For us, wild garlic was pretty much made for pesto. It has such a vibrant green colour and amazing smell and flavour that it kicks the pants off basil, and sneers derisively at Jamie Oliver’s poor offering.
So here is our quick and dead simple recipe. We make a lot so adjust the amounts to suit. The recipe below will make between 600-1000ml (about two 500ml-ish Kilner jars).
We have also substituted the pine nuts (which are hugely expensive) for good old, forage-able hazelnuts. Don’t buy pre-roasted ones as it’s quick, simple and cheaper to do them yourself. Avoid eating them after roasting them though. They are so delicious that you won’t have any left for the pesto.
As for the cheese, ideally you want a good strong, hard cheese like Parmesan or Pecorino, but a good strong cheddar or similar makes a worthy substitution.
Finally, a friendly reminder that your breath will probably be fairly eye-watering for a while after enjoying your pesto, so perhaps give your loved ones a wide berth to avoid any unpleasant insults being hurled your way.
Here we go, then:
Wild Garlic Pesto
- 300-400 g wild garlic
- 100 g roasted hazelnuts
- 150-250 ml olive oil
- 100 g hard, strong cheese, such as Parmesan
- lemon juice, to taste (optional)
- salt and pepper, to taste
- Place the hazelnuts into a baking tray and put into a pre-heated oven at 200°C for 5 minutes.
- Take out the hazelnuts and allow to cool for 5 minutes. Place in a clean cloth or tea-towel. Fold the cloth over the top of the hazelnuts and rub them back and forth. This will help remove the outer skin of the nut. Discard the skins and set the nuts to one side.
- Once you have gathered and washed the wild garlic put it into a food processor and pulse until it is roughly chopped.
- Add the nuts to the food processor along with the wild garlic.
- Whizz up the nuts and garlic whilst slowly adding the olive oil. Keep processing and adding oil until you reach your desired consistency. I like mine fairly runny and therefore use more oil.

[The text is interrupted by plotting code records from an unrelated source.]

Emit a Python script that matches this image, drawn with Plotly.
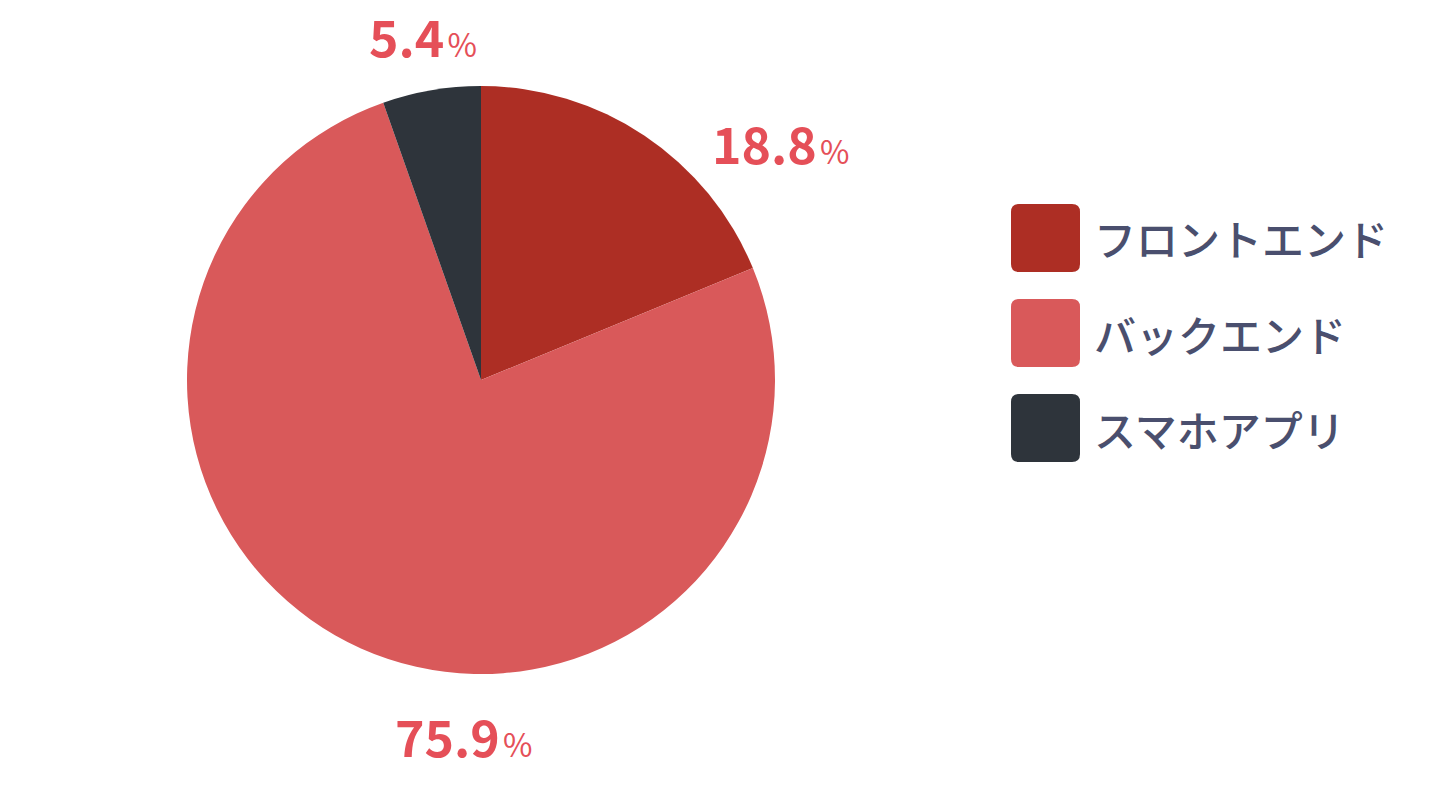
import plotly.graph_objects as go

categories = ["フロントエンド", "バックエンド", "スマホアプリ"]
values = [18.8, 75.9, 5.4]
colors = ["#AD2E24", "#D9595A", "#2E343B"]

W, H = 1440, 785
OFF = 8  # page body margin
FONT = "Noto Sans CJK JP"
LABEL_COLOR = "#E54F58"
LEGEND_COLOR = "#4A4F6E"

def px(x):
    return (x - OFF) / W

def py(y):
    return 1 - (y - OFF) / H

fig = go.Figure(go.Pie(
    labels=categories,
    values=values,
    marker=dict(colors=colors, line=dict(width=0)),
    sort=False,
    direction="clockwise",
    rotation=0,
    textinfo="none",
    hoverinfo="label+percent",
    showlegend=False,
    domain=dict(x=[px(187), px(775)], y=[py(674), py(86)]),
))

# value labels (positions in pixels)
label_pos = {"フロントエンド": (710, 142), "バックエンド": (393, 735), "スマホアプリ": (367, 35)}
annotations = []
for cat, v in zip(categories, values):
    x, y = label_pos[cat]
    annotations.append(dict(
        x=px(x), y=py(y), xref="paper", yref="paper",
        xanchor="left", yanchor="middle", showarrow=False,
        height=50, valign="middle",
        text=(f"<b>{v:.1f}</b><span style='font-size:14px'> </span>"
              f"<span style='font-size:32px'>%</span>"),
        font=dict(family=FONT, size=50, color=LABEL_COLOR),
    ))

# custom legend
shapes = []
r = 8
for i, (cat, col) in enumerate(zip(categories, colors)):
    x0, x1 = 1011, 1080
    y0 = 204 + i * 95
    y1 = y0 + 68
    pts = [
        f"M {px(x0 + r)},{py(y0)}",
        f"L {px(x1 - r)},{py(y0)}",
        f"Q {px(x1)},{py(y0)} {px(x1)},{py(y0 + r)}",
        f"L {px(x1)},{py(y1 - r)}",
        f"Q {px(x1)},{py(y1)} {px(x1 - r)},{py(y1)}",
        f"L {px(x0 + r)},{py(y1)}",
        f"Q {px(x0)},{py(y1)} {px(x0)},{py(y1 - r)}",
        f"L {px(x0)},{py(y0 + r)}",
        f"Q {px(x0)},{py(y0)} {px(x0 + r)},{py(y0)}",
        "Z",
    ]
    shapes.append(dict(type="path", xref="paper", yref="paper", path=" ".join(pts),
                       fillcolor=col, line=dict(width=0)))
    annotations.append(dict(
        x=px(1092), y=py((y0 + y1) / 2), xref="paper", yref="paper",
        xanchor="left", yanchor="middle", showarrow=False,
        text=cat, font=dict(family=FONT, size=42, color=LEGEND_COLOR, weight=500),
    ))

fig.update_layout(
    width=W, height=H,
    margin=dict(l=0, r=0, t=0, b=0),
    paper_bgcolor="white", plot_bgcolor="white",
    annotations=annotations, shapes=shapes,
)

fig.write_html("out.html")
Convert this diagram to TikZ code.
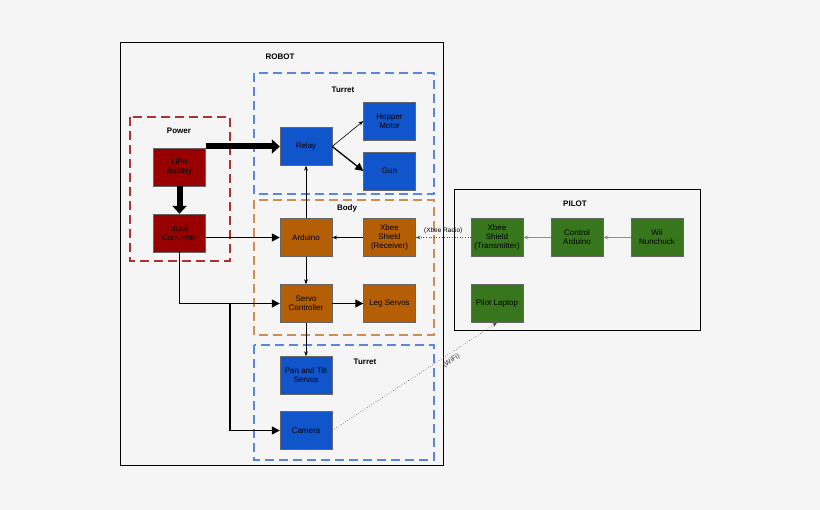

- Finely grate the cheese and add it to the mixture. Blend it in.
- Periodically taste the pesto. If it is too bitter you can add some lemon juice to balance out the taste. Add salt and pepper to your preferred taste.
- Pop in a kilner type jar and store in the fridge. It should last for 2 weeks. Alternatively it can be frozen for later use.
- Use it as a condiment, a sauce, on toast, or straight out of the jar. Invite friends to share with you so that you can all enjoy the garlicky goodness.